New Delhi: Access to the internet has opened corridors for the surge of the “e-learning era”, and this trend has shown a spike during these pandemic times, with more eyeballs surfing the internet, either for hunting jobs or to locate skill development courses.
Prashant Aggarwal, who is the head of business at Edmingle, a unified platform that enables educators and institutions to handle their online as well as offline operations by creating, marketing and selling their online courses, told The Sunday Guardian that once education is diversified from the mainstream, plenty of new opportunities can be generated. “Among different segments in the market of the education sector, skill development and STEM education have turned out to yield the maximum scope for us, as other segments like K-12 education and competitive examinations are dominated by one or two giant key players.” He added, “Keeping in mind the current scenario, we are planning to launch a highly cost-effective mobile-first approach on this Teachers’ day by eliminating all unnecessary costs.”

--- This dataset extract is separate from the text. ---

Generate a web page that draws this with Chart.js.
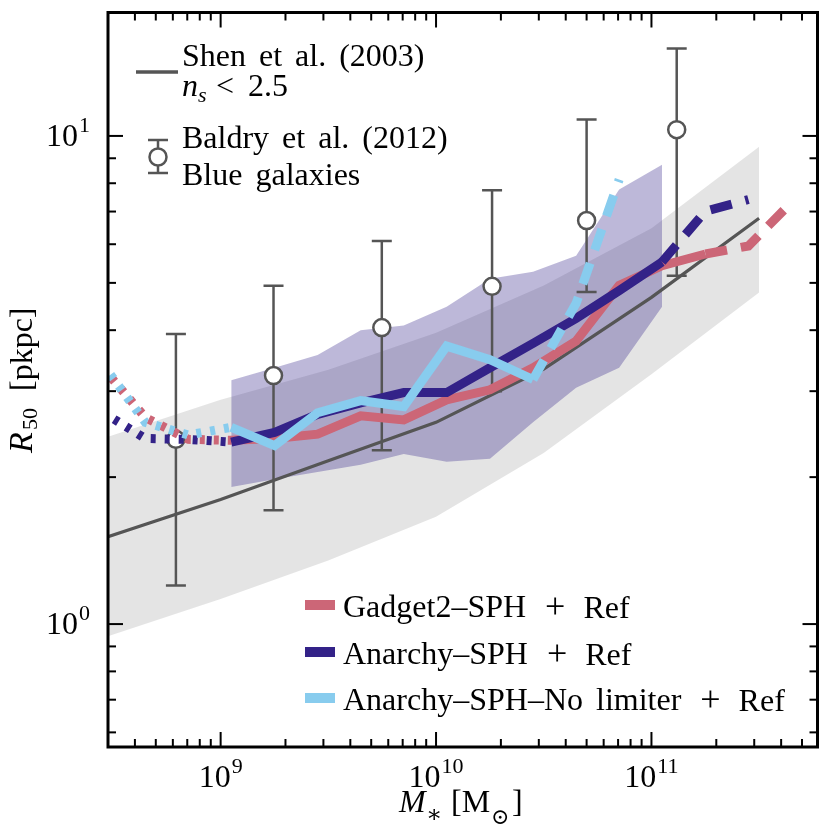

For Archana P. Gehlot, who is the founder of Asmakam, a forum for self-led open learning space, the lockdown has pushed parents and children to introspect on building real-life skills for sustainable living beyond the four walls of formal schooling. Speaking to The Sunday Guardian, Archana said: “For the last 4-5 months, we are flooded with calls and there are back-to-back sessions. So, by mid-September, we are introducing a beta version of ‘self-learning cafe’ which would be an ecosystem of the list of learning resources and life-skill programmes by facilitators for those who want to come out of formal schooling. Initially, we had planned this cafe to have physical spaces in cities, but since we are amidst a pandemic, we are planning to launch it this way. Indeed, this will provide a framework for its physical launch after normalcy is restored.”
The shift to live classes from recorded ones is among the first few visible changes on educational platforms during the Covid pandemic. For solo entrepreneurs, the concern has moved beyond extending their monetary objectives to building an online community. Also, initially, there had been a lot of resistance from physical spaces of learning, but now people have started to experiment with online products.
Speaking about educational start-ups in the post-pandemic world, Prashant Aggarwal told this correspondent, “I believe offline education is going to stay, but in a very new avatar of blended or hybrid learning. It would be a coherent mixture of both where each medium could be utilised according to our needs. The life-skill courses shall continue to thrive on online platforms even after normalcy is restored.”
Sunny Takrani, CMO of Younity, a platform that has built a community to provide them with mentorship, internship, coaching etc., told The Sunday Guardian that though they have a robust online community, being a start-up that has started a few weeks before the nationwide lockdown was announced, they really hope for physical meetings with their community members.